"Modern Physics and Ancient Faith": The 2006 Thomas Merton Lecture, delivered by Professor Stephen Barr in St. Paul's Chapel, October 30th.

"Science and Religion," "Faith and Reason" — buzzword dichotomies for the sound-bite arguments of our polarized political discourse. Given this, the absence of publicity surrounding Stephen Barr's lecture "Modern Physics and Ancient Faith" — a few green paper posters with a blurry photo of the theoretical physicist showed up in Hamilton on Monday — was astonishing. Perhaps the breadth of appeal of Barr's Merton Lecture, which is possibly the most prestigious religious lecture given annually at Columbia (though it is a specifically Catholic event) was not appreciated. Or, perhaps our appetites for anything remotely resembling the stale debate over intelligent design are simply satiated. Regardless, when St. Paul's Chapel filled Monday night, the white robes of Dominicans, and white hair in general, dominated.

Stephen Barr, a professor at the Bartol Research Institute and frequent contributor to the theoconservative journal First Things, has given this speech before.

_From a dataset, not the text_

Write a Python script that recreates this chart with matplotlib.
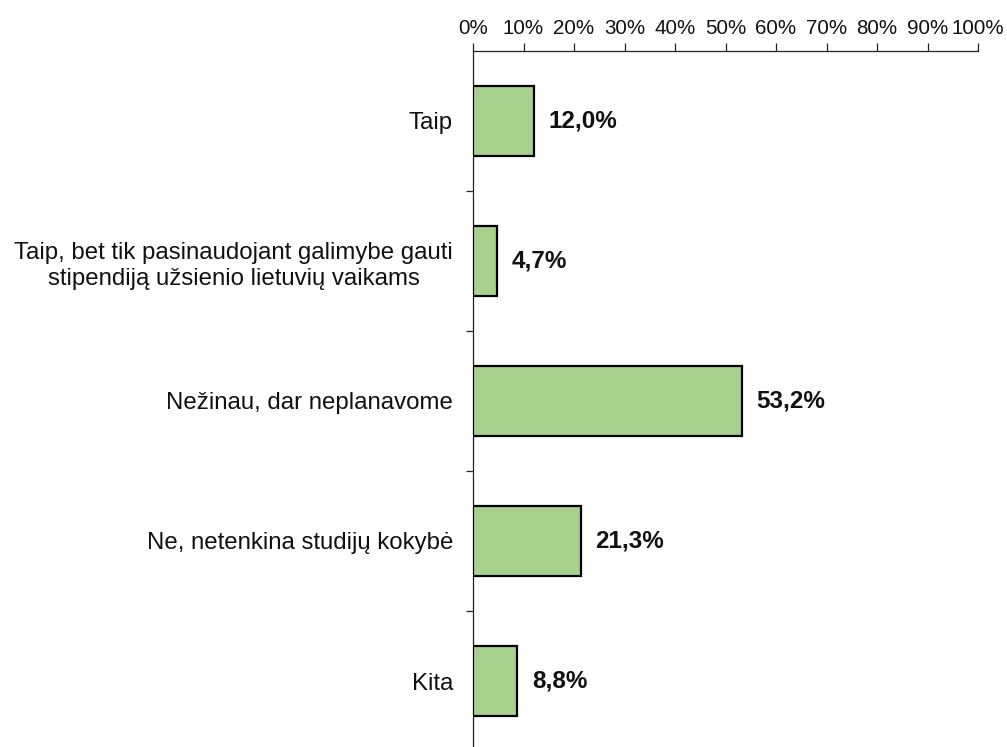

In fact, he published it in a more extensive form as the book Modern Physics and Ancient Faith in 2003. But, despite, or perhaps because of the speech's age, Barr provided something provocative: an impeccably organized account of science's development that challenged many common conceptions about our current understanding of the universe.

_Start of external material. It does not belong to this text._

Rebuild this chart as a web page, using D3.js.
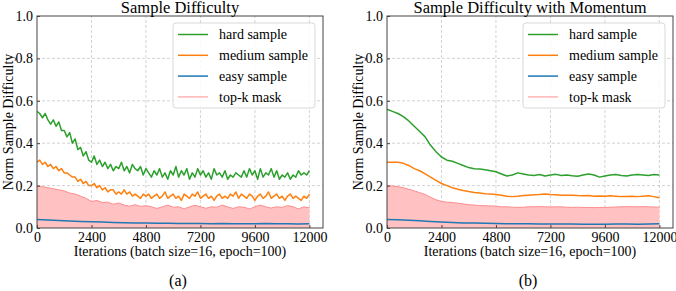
<!DOCTYPE html>
<html>
<head>
<meta charset="utf-8">
<script src="https://cdn.jsdelivr.net/npm/d3@7"></script>
<style>
  body { margin: 0; background: #fff; }
  svg { display: block; }
  svg text { font-family: "Liberation Serif", "Times New Roman", Times, "DejaVu Serif", serif; }
</style>
</head>
<body>
<svg id="chart" width="676" height="291"></svg>
<script>
// x ticks and y ticks
let xTicks = [0, 2400, 4800, 7200, 9600, 12000];
let yTicks = [0, 0.2, 0.4, 0.6, 0.8, 1.0];

// (a) Sample Difficulty, hard / medium every 120 it, top-k every 240 it, easy every 480 it
let hardA = [
  0.55,0.54,0.52,0.54,0.51,0.49,0.51,0.48,0.50,0.46,0.46,0.43,0.45,0.40,0.42,0.37,0.38,0.34,0.36,0.32,0.31,
  0.34,0.30,0.32,0.29,0.31,0.28,0.30,0.27,0.29,0.28,0.31,0.27,0.29,0.26,0.30,0.28,0.27,0.29,0.25,0.28,
  0.26,0.24,0.27,0.25,0.28,0.24,0.26,0.23,0.27,0.25,
  0.29,0.24,0.27,0.25,0.28,0.23,0.26,0.24,0.28,0.25,
  0.27,0.24,0.26,0.23,0.28,0.25,0.26,0.24,0.27,0.23,
  0.25,0.24,0.26,0.25,0.24,0.27,0.24,0.28,0.25,0.27,
  0.23,0.28,0.24,0.26,0.25,0.28,0.24,0.27,0.23,0.25,
  0.24,0.26,0.23,0.25,0.24,0.27,0.25,0.26,0.25,0.27
];
let mediumA = [
  0.31,0.32,0.30,0.31,0.29,0.30,0.28,0.29,0.27,0.28,0.26,0.26,0.25,0.24,0.24,0.22,0.23,0.21,0.22,0.20,0.20,
  0.21,0.19,0.20,0.18,0.19,0.17,0.18,0.18,0.16,0.17,0.16,0.18,0.16,0.17,0.15,0.16,0.15,0.14,0.16,0.15,
  0.16,0.14,0.15,0.16,0.14,0.15,0.17,0.14,0.15,0.16,
  0.14,0.15,0.13,0.16,0.15,0.14,0.16,0.15,0.17,0.14,
  0.15,0.16,0.14,0.15,0.13,0.15,0.16,0.14,0.15,0.14,
  0.16,0.15,0.17,0.14,0.16,0.15,0.14,0.16,0.15,0.13,
  0.15,0.16,0.14,0.15,0.17,0.14,0.15,0.16,0.14,0.15,
  0.13,0.15,0.16,0.14,0.15,0.14,0.13,0.15,0.14,0.16
];
let topkA = [
  0.20,0.195,0.19,0.185,0.18,0.175,0.165,0.16,0.15,0.14,0.125,0.13,0.12,0.122,0.112,0.118,0.108,0.103,0.11,0.102,0.105,
  0.10,0.092,0.10,0.108,0.098,0.10,0.09,0.10,0.107,0.10,0.093,0.10,0.098,0.108,0.10,
  0.092,0.10,0.098,0.09,0.10,0.108,0.10,0.094,0.10,0.097,0.106,0.10,0.09,0.10,0.095
];
let easyA = [
  0.040,0.038,0.035,0.033,0.031,0.030,0.028,0.026,0.025,0.024,0.023,0.022,0.022,
  0.021,0.021,0.021,0.020,0.021,0.020,0.020,0.020,0.021,0.020,0.020,0.019,0.020
];

// (b) Sample Difficulty with Momentum, every 240 it (easy every 480 it)
let hardB = [
  0.56,0.55,0.54,0.525,0.505,0.48,0.455,0.43,0.39,0.36,0.335,0.32,0.315,0.305,0.295,0.285,0.28,0.278,0.275,0.27,
  0.265,0.255,0.245,0.25,0.26,0.255,0.25,
  0.248,0.252,0.245,0.25,0.253,0.248,0.25,0.246,0.244,0.25,0.255,0.25,0.24,0.245,0.25,0.252,0.248,0.245,0.25,0.252,0.25,0.248,0.252,0.25
];
let mediumB = [
  0.31,0.31,0.31,0.305,0.295,0.28,0.27,0.255,0.24,0.225,0.21,0.20,0.19,0.183,0.177,0.172,0.168,0.165,0.162,0.16,
  0.158,0.155,0.15,0.148,0.15,0.153,0.155,
  0.157,0.158,0.16,0.158,0.157,0.155,0.154,0.155,0.153,0.152,0.153,0.15,0.151,0.15,0.152,0.15,0.148,0.149,0.15,0.148,0.15,0.152,0.148,0.143
];
let topkB = [
  0.20,0.198,0.195,0.19,0.183,0.175,0.167,0.158,0.145,0.133,0.125,0.122,0.12,0.117,0.113,0.11,0.108,0.106,0.105,0.104,
  0.103,0.10,0.10,0.098,0.097,0.098,0.10,
  0.10,0.101,0.10,0.099,0.10,0.10,0.098,0.097,0.098,0.097,0.097,0.096,0.097,0.097,0.098,0.099,0.10,0.101,0.10,0.10,0.101,0.10,0.099,0.098
];
let easyB = [
  0.040,0.039,0.037,0.034,0.031,0.028,0.026,0.024,0.023,0.022,0.021,0.020,0.020,
  0.020,0.019,0.019,0.019,0.019,0.018,0.018,0.018,0.019,0.019,0.018,0.019,0.020
];

let legendKeys = ["hard sample", "medium sample", "easy sample", "top-k mask"];
let legendColors = ["#2ca02c", "#ff7f0e", "#1f77b4", "#ffb3b3"];

let svg = d3.select("#chart");

// turn a series into points spread over 0..12000 iterations
const toPoints = (vals) => vals.map((v, i) => ({ it: i * 12000 / (vals.length - 1), v: v }));

const drawPanel = (opt) => {
    let x = d3.scaleLinear().domain([0, 12600]).range([opt.left, opt.left + 286]);
    let y = d3.scaleLinear().domain([0, 1]).range([228, 16]);
    let g = svg.append("g");

    // grid
    g.append("g").selectAll("line")
        .data(xTicks.slice(1))
        .enter().append("line")
        .attr("x1", d => x(d)).attr("x2", d => x(d))
        .attr("y1", y(0)).attr("y2", y(1))
        .attr("stroke", "#c8c8c8").attr("stroke-width", 0.8)
        .attr("stroke-dasharray", "3,2");
    g.append("g").selectAll("line")
        .data(yTicks.slice(1, -1))
        .enter().append("line")
        .attr("x1", x(0)).attr("x2", x(12600))
        .attr("y1", d => y(d)).attr("y2", d => y(d))
        .attr("stroke", "#c8c8c8").attr("stroke-width", 0.8)
        .attr("stroke-dasharray", "3,2");

    let line = d3.line().x(d => x(d.it)).y(d => y(d.v));
    let area = d3.area().x(d => x(d.it)).y0(y(0)).y1(d => y(d.v));

    // top-k mask
    g.append("path").datum(toPoints(opt.topk))
        .attr("d", area).attr("fill", "#ffc1c1");
    g.append("path").datum(toPoints(opt.topk))
        .attr("d", line).attr("fill", "none")
        .attr("stroke", "#ff8c8c").attr("stroke-width", 1);

    [[opt.easy, "#1f77b4"], [opt.medium, "#ff7f0e"], [opt.hard, "#2ca02c"]].forEach(s => {
        g.append("path").datum(toPoints(s[0]))
            .attr("d", line).attr("fill", "none")
            .attr("stroke", s[1]).attr("stroke-width", 1.5)
            .attr("stroke-linejoin", "round");
    });

    // axes
    let ax = g.append("g")
        .attr("transform", "translate(0," + y(0) + ")")
        .call(d3.axisBottom(x).tickValues(xTicks).tickFormat(d3.format("d"))
            .tickSizeInner(-3).tickSizeOuter(0).tickPadding(4.5));
    let ay = g.append("g")
        .attr("transform", "translate(" + x(0) + ",0)")
        .call(d3.axisLeft(y).tickValues(yTicks).tickFormat(d3.format(".1f"))
            .tickSizeInner(-3).tickSizeOuter(0).tickPadding(4));
    [ax, ay].forEach(a => {
        a.attr("font-family", null);
        a.select(".domain").remove();
        a.selectAll("text").attr("font-size", 14).attr("fill", "#000");
        a.selectAll("line").attr("stroke", "#444");
    });

    // frame
    g.append("rect")
        .attr("x", x(0)).attr("y", y(1))
        .attr("width", x(12600) - x(0)).attr("height", y(0) - y(1))
        .attr("fill", "none").attr("stroke", "#444").attr("stroke-width", 1);

    // legend
    let lg = g.append("g").attr("transform", "translate(" + (x(12600) - 150) + ",23)");
    lg.append("rect")
        .attr("width", 142).attr("height", 85).attr("rx", 3)
        .attr("fill", "#fff").attr("fill-opacity", 0.85)
        .attr("stroke", "#d9d9d9");
    let item = lg.selectAll("g.item")
        .data(legendKeys)
        .enter().append("g")
        .attr("class", "item")
        .attr("transform", (d, i) => "translate(0," + (11.5 + i * 20.8) + ")");
    item.append("line")
        .attr("x1", 5).attr("x2", 35)
        .attr("stroke", (d, i) => legendColors[i]).attr("stroke-width", 1.5);
    item.append("text")
        .attr("x", 46).attr("dy", "0.33em")
        .attr("font-size", 14).attr("fill", "#000")
        .text(d => d);

    // titles and labels
    let cx = (x(0) + x(12600)) / 2;
    g.append("text").attr("x", cx).attr("y", 12.5)
        .attr("text-anchor", "middle").attr("font-size", 16.5).attr("fill", "#000")
        .text(opt.title);
    g.append("text").attr("x", cx).attr("y", 256)
        .attr("text-anchor", "middle").attr("font-size", 14).attr("fill", "#000")
        .text("Iterations (batch size=16, epoch=100)");
    g.append("text")
        .attr("transform", "translate(" + (opt.left - 24) + "," + y(0.5) + ") rotate(-90)")
        .attr("text-anchor", "middle").attr("font-size", 14).attr("fill", "#000")
        .text("Norm Sample Difficulty");
    g.append("text").attr("x", cx - 2).attr("y", 286)
        .attr("text-anchor", "middle").attr("font-size", 16).attr("fill", "#000")
        .text(opt.tag);
};

drawPanel({ left: 37, title: "Sample Difficulty", tag: "(a)", hard: hardA, medium: mediumA, topk: topkA, easy: easyA });
drawPanel({ left: 387, title: "Sample Difficulty with Momentum", tag: "(b)", hard: hardB, medium: mediumB, topk: topkB, easy: easyB });
</script>
</body>
</html>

Barr began his speech with a familiar invective against materialism; materialism, he argued, is not science but a philosophical view about the nature of ultimate reality on equal standing with religious belief. There are, however, good reasons to think that, in accepting the findings of modern science, one ought to find oneself inevitably viewing the religious outlook as hopelessly anachronistic. Barr disagrees and centered his remarks on two fairly widespread claims with which he takes issue.